En un mundo literario dominado por el narcisismo y la mercadotecnia, la figura de Cormac McCarthy (Providence, Rhode Island, 1933) era un símbolo del escritor sin domesticar. Apenas concedió entrevistas a lo largo de su carrera y es célebre la anécdota de que, cuando pasaba serias dificultades económicas, rechazó una remuneración de dos mil dólares por acudir a una universidad para hablar sobre sus libros, alegando que “todo lo que tenía que decir sobre ellos estaba en los propios textos”. Su esposa de la época lo recuerda con resignación: “Entonces seguimos comiendo alubias una semana más”. McCarthy sostuvo su enorme y creciente prestigio en novelas hoy consideradas clásicas como Meridiano de sangre (2006), No es país para viejos (2005) y Todos los hermosos caballos (1992).
La prosa de Cormac McCarthy se caracteriza por una enorme atención al detalle, incluso en las escenas de violencia, que pueden llegar a afectar al estómago. También por la resistencia a usar comillas en los diálogos. Y por la abundancia por de frases sencillas y declarativas. Estamos ante la antítesis de un cultureta: miembro de una familia de abogados de Knoxville (Tennessee), no leyó un libro hasta los 21 años, cuando ingresó en el ejército en Alaska y no tenía muchas más opciones para entretenerse. No tenía mucho aprecio por clásicos como Marcel Proust y Henry James, a quienes despachaba con un “no entiendo a los autores que no escriben sobre la vida y la muerte: para mí esto no es literatura”. Su novela favorita fue Moby Dick, de Herman Melville, de la que se encuentran numerosos ecos en Meridiano de sangre. También sentía una especial debilidad por William Faulkner.
"Las cosas en las que creía ya no existen. Es estúpido fingir lo contrario. La civilización occidental se esfumó finalmente por las chimeneas de Dachau", explicaba
En 2007, el periodista Mario-Paul Martínez le hizo una entrevista en Alicante, cuando McCarthy se desplazó para ejercer como asesor en El consejero, película de Ridley Scott sobre uno de sus textos (acepto el encargo porque no le habían gustado algunas adaptaciones previas de sus historias). En esta respuesta trató de resumir su perspectiva sobre la vida: “Soy pesimista, pero no infeliz. No me levanto por las mañanas y gimoteo. Creo que el mundo tiene problemas y que los tiempos que corren son difíciles. No me refiero solo al tema financiero, que estoy seguro preocupa a mucha gente que no puede pagar sus cuentas y tienen hijos que criar. Ahora mismo, son tiempos muy peligrosos para el mundo, no sabemos lo que va a pasar. Si alguien viniese de otro planeta y les enseñásemos una corta versión del siglo XX... Es de locos.
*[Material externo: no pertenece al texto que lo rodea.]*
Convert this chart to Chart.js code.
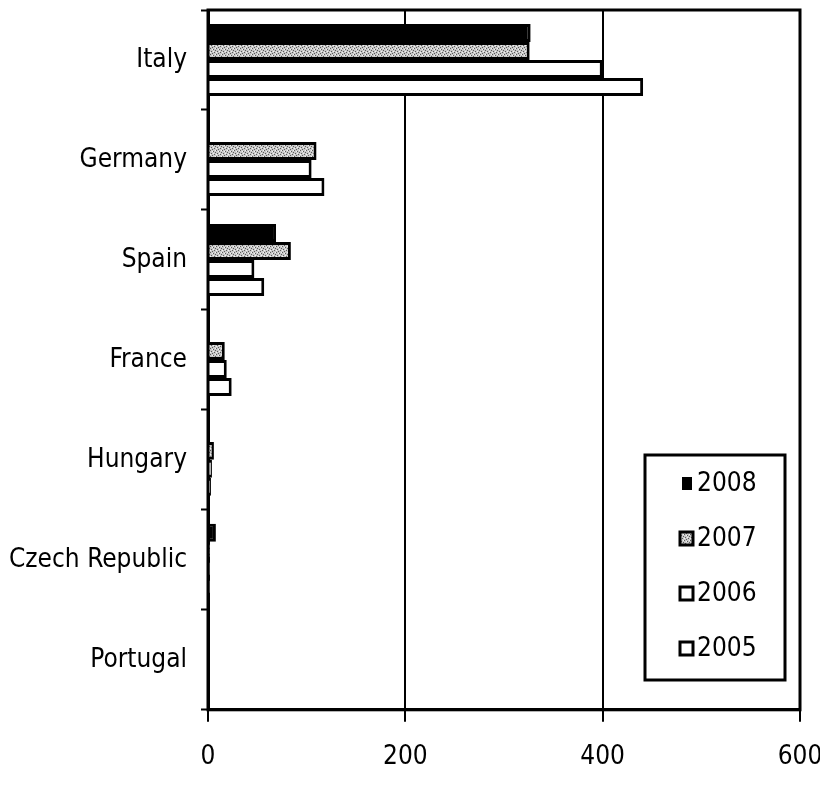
<!DOCTYPE html>
<html>
<head>
<meta charset="utf-8">
<script src="https://cdn.jsdelivr.net/npm/chart.js@4.4.1/dist/chart.umd.min.js"></script>
<style>
  html, body { margin: 0; padding: 0; background: #fff; }
  #wrap { width: 820px; height: 787px; }
</style>
</head>
<body>
<div id="wrap"><canvas id="grafica" width="820" height="787"></canvas></div>
<script>
"use strict";

const paises = ["Italy", "Germany", "Spain", "France", "Hungary", "Czech Republic", "Portugal"];
const anios = ["2008", "2007", "2006", "2005"];
const valores2008 = [327, 0, 69, 0, 0, 8, 1];
const valores2007 = [326, 110, 84, 17, 6, 2, 1];
const valores2006 = [400, 105, 47, 19, 4, 2, 1];
const valores2005 = [441, 118, 57, 24, 3, 2, 1];
const ticksX = [0, 200, 400, 600];

const fuente = '"Liberation Sans Narrow", "DejaVu Sans Condensed", "Arial Narrow", sans-serif';

// patron punteado gris para 2007
function crearPatron() {
    const c = document.createElement("canvas");
    c.width = 6;
    c.height = 6;
    const ctx = c.getContext("2d");
    ctx.fillStyle = "#c8c8c8";
    ctx.fillRect(0, 0, 6, 6);
    ctx.fillStyle = "#5a5a5a";
    [[0, 0], [3, 1], [1, 3], [4, 4], [2, 5], [5, 2]].forEach(([x, y]) => ctx.fillRect(x, y, 1, 1));
    ctx.fillStyle = "#f2f2f2";
    [[2, 1], [5, 0], [0, 4], [3, 3]].forEach(([x, y]) => ctx.fillRect(x, y, 1, 1));
    return ctx.createPattern(c, "repeat");
}
const gris = crearPatron();

const rellenos = ["#000000", gris, "#ffffff", "#ffffff"];
const series = [valores2008, valores2007, valores2006, valores2005];

// borde del area de grafico
const marco = {
    id: "marco",
    afterDraw(chart) {
        const { ctx, chartArea: a } = chart;
        ctx.save();
        ctx.strokeStyle = "#000";
        ctx.lineWidth = 3;
        ctx.strokeRect(a.left, a.top, a.right - a.left, a.bottom - a.top);
        ctx.restore();
    }
};

// leyenda dentro del grafico
const leyenda = {
    id: "leyenda",
    afterDraw(chart) {
        const { ctx, chartArea: a } = chart;
        const x0 = a.right - 155;
        const y0 = a.top + 445;
        ctx.save();
        ctx.fillStyle = "#fff";
        ctx.fillRect(x0, y0, 140, 225);
        ctx.strokeStyle = "#000";
        ctx.lineWidth = 3;
        ctx.strokeRect(x0, y0, 140, 225);
        ctx.font = "26px " + fuente;
        ctx.textBaseline = "middle";
        chart.data.datasets.forEach((ds, i) => {
            const cy = y0 + 28 + i * 55;
            if (i === 0) {
                ctx.fillStyle = "#000";
                ctx.fillRect(x0 + 37, cy - 6, 10, 13);
            } else {
                ctx.fillStyle = ds.backgroundColor;
                ctx.fillRect(x0 + 35, cy - 6, 13, 13);
                ctx.lineWidth = 3;
                ctx.strokeRect(x0 + 35, cy - 6, 13, 13);
            }
            ctx.fillStyle = "#000";
            ctx.fillText(ds.label, x0 + 52, cy + 1);
        });
        ctx.restore();
    }
};

const grafica = new Chart(document.querySelector("#grafica"), {
    type: "bar",
    data: {
        labels: paises,
        datasets: anios.map((anio, i) => ({
            label: anio,
            data: series[i],
            backgroundColor: rellenos[i],
            borderColor: "#000",
            borderWidth: 3,
            borderSkipped: "start",
            barPercentage: 1,
            categoryPercentage: 0.72,
        })),
    },
    options: {
        indexAxis: "y",
        responsive: false,
        animation: false,
        layout: { padding: { top: 10, right: 20, left: 4, bottom: -6 } },
        plugins: {
            legend: { display: false },
            tooltip: { enabled: false },
        },
        scales: {
            x: {
                min: 0,
                max: 600,
                afterBuildTicks: (scale) => {
                    scale.ticks = ticksX.map((v) => ({ value: v }));
                },
                afterFit: (scale) => {
                    scale.paddingLeft = 0;
                    scale.paddingRight = 0;
                },
                grid: {
                    color: "#000",
                    lineWidth: 2,
                    tickLength: 12,
                    tickColor: "#000",
                    tickWidth: 2,
                },
                border: { color: "#000", width: 3 },
                ticks: {
                    color: "#000",
                    padding: 20,
                    maxRotation: 0,
                    font: { family: fuente, size: 26 },
                },
            },
            y: {
                afterFit: (scale) => {
                    scale.width = 204;
                    scale.paddingTop = 0;
                    scale.paddingBottom = 0;
                },
                grid: {
                    drawOnChartArea: false,
                    tickLength: 7,
                    tickColor: "#000",
                    tickWidth: 2,
                },
                border: { color: "#000", width: 3 },
                ticks: {
                    color: "#000",
                    padding: 14,
                    font: { family: fuente, size: 26 },
                },
            },
        },
    },
    plugins: [marco, leyenda],
});
</script>
</body>
</html>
No hay ninguna razón para pensar que las cosas van a mejorar y que todo acabará felizmente, eso me parece improbable”, compartía.
Cormac McCarthy y las cosas que ya no existen
A pesar de todo, apreciaba el hecho de estar vivo, así como la paternidad, que le inspiró su novela más leída: La carretera. “Mucha gente piensa que es un libro deprimente, pero la verdad es que la historia trata sobre el amor entre el padre y el hijo. Creo que si el libro intenta reflejar algo es enseñar ese amor bajo las peores circunstancias. Si tú realmente quieres a alguien, si realmente quieres a tu hijo, no importa lo mal que vaya el mundo, te pegas a él, mueres por él, harías cualquier cosa por él. Eso no es tan malo ¿no? Esto habla bien de la naturaleza humana”, celebraba.
El filósofo y sociólogo César Rendueles escribió en 2004 un afilado texto que sirve de perfecta introducción al autor, incluyendo sus tres tribus de lectores. “Los forofos de McCarthy se dividen entre los fanáticos de la casquería de Meridiano de sangre y los entusiastas de los malabarismo verbales de Sutree, su novela más experimental. Por supuesto, todos ellos miran por encima del hombro a los ‘populistas’ que preferimos la Trilogía de la frontera”, explica. Las tres novelas que forman esta última son Todos los hermosos caballos (1992), En la frontera (1994) y Ciudades de la llanura.
Estas tres historias, más contenidas que su narrativa anterior, recogen el choque social entre la extrema crudeza de los antiguos Estados Unidos y la llegada de la sociedad de consumo, un periodo más confortable pero no necesariamente preferible en el plano humano. Así lo explicaba en su famosa entrevista para el New York Times en 1992: “Las cosas en las que creía ya no existen. Es estúpido fingir lo contrario. La civilización occidental se esfumó finalmente por las chimeneas de Dachau, pero yo estaba demasiado encandilado para verlo”, confiesa.